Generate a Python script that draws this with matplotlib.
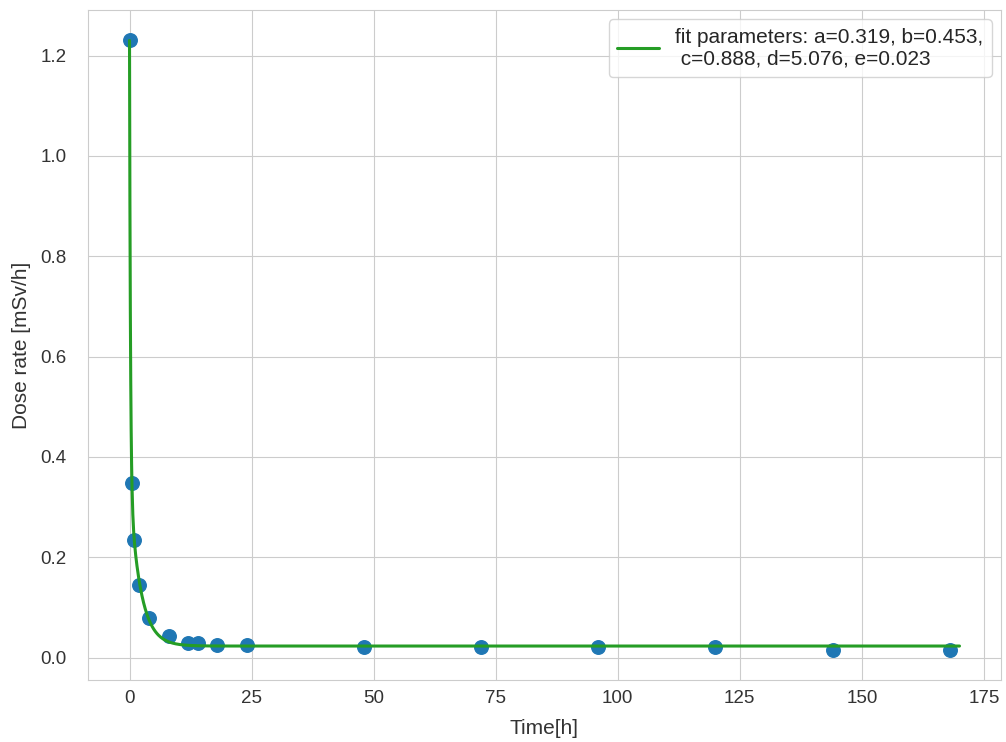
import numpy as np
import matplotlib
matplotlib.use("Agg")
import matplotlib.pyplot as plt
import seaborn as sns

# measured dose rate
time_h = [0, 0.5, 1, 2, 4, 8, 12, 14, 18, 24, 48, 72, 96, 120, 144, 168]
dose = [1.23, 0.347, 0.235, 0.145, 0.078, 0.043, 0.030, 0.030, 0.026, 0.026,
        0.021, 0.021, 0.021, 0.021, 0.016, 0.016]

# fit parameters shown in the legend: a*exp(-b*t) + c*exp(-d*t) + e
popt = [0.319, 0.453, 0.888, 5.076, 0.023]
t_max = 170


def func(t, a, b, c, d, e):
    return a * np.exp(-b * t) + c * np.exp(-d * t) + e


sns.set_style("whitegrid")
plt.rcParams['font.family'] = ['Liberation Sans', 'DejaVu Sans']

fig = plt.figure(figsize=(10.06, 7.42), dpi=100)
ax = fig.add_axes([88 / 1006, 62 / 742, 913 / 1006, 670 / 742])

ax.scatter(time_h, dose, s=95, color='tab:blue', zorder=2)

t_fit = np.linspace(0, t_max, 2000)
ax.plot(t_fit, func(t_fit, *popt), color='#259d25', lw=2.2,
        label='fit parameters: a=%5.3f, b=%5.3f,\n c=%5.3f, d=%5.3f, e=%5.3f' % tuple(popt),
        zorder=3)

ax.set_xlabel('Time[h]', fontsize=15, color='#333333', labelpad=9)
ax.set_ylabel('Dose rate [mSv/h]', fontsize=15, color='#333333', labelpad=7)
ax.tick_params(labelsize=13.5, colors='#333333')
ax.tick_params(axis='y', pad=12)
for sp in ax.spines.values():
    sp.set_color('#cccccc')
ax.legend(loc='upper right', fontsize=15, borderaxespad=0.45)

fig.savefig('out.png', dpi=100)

Task brief: Leave out the pictures and restate everything else word for word.

Result for this task:
Generate a Python script that draws this with matplotlib.
import numpy as np
import matplotlib
matplotlib.use("Agg")
import matplotlib.pyplot as plt
import seaborn as sns

# measured dose rate
time_h = [0, 0.5, 1, 2, 4, 8, 12, 14, 18, 24, 48, 72, 96, 120, 144, 168]
dose = [1.23, 0.347, 0.235, 0.145, 0.078, 0.043, 0.030, 0.030, 0.026, 0.026,
        0.021, 0.021, 0.021, 0.021, 0.016, 0.016]

# fit parameters shown in the legend: a*exp(-b*t) + c*exp(-d*t) + e
popt = [0.319, 0.453, 0.888, 5.076, 0.023]
t_max = 170


def func(t, a, b, c, d, e):
    return a * np.exp(-b * t) + c * np.exp(-d * t) + e


sns.set_style("whitegrid")
plt.rcParams['font.family'] = ['Liberation Sans', 'DejaVu Sans']

fig = plt.figure(figsize=(10.06, 7.42), dpi=100)
ax = fig.add_axes([88 / 1006, 62 / 742, 913 / 1006, 670 / 742])

ax.scatter(time_h, dose, s=95, color='tab:blue', zorder=2)

t_fit = np.linspace(0, t_max, 2000)
ax.plot(t_fit, func(t_fit, *popt), color='#259d25', lw=2.2,
        label='fit parameters: a=%5.3f, b=%5.3f,\n c=%5.3f, d=%5.3f, e=%5.3f' % tuple(popt),
        zorder=3)

ax.set_xlabel('Time[h]', fontsize=15, color='#333333', labelpad=9)
ax.set_ylabel('Dose rate [mSv/h]', fontsize=15, color='#333333', labelpad=7)
ax.tick_params(labelsize=13.5, colors='#333333')
ax.tick_params(axis='y', pad=12)
for sp in ax.spines.values():
    sp.set_color('#cccccc')
ax.legend(loc='upper right', fontsize=15, borderaxespad=0.45)

fig.savefig('out.png', dpi=100)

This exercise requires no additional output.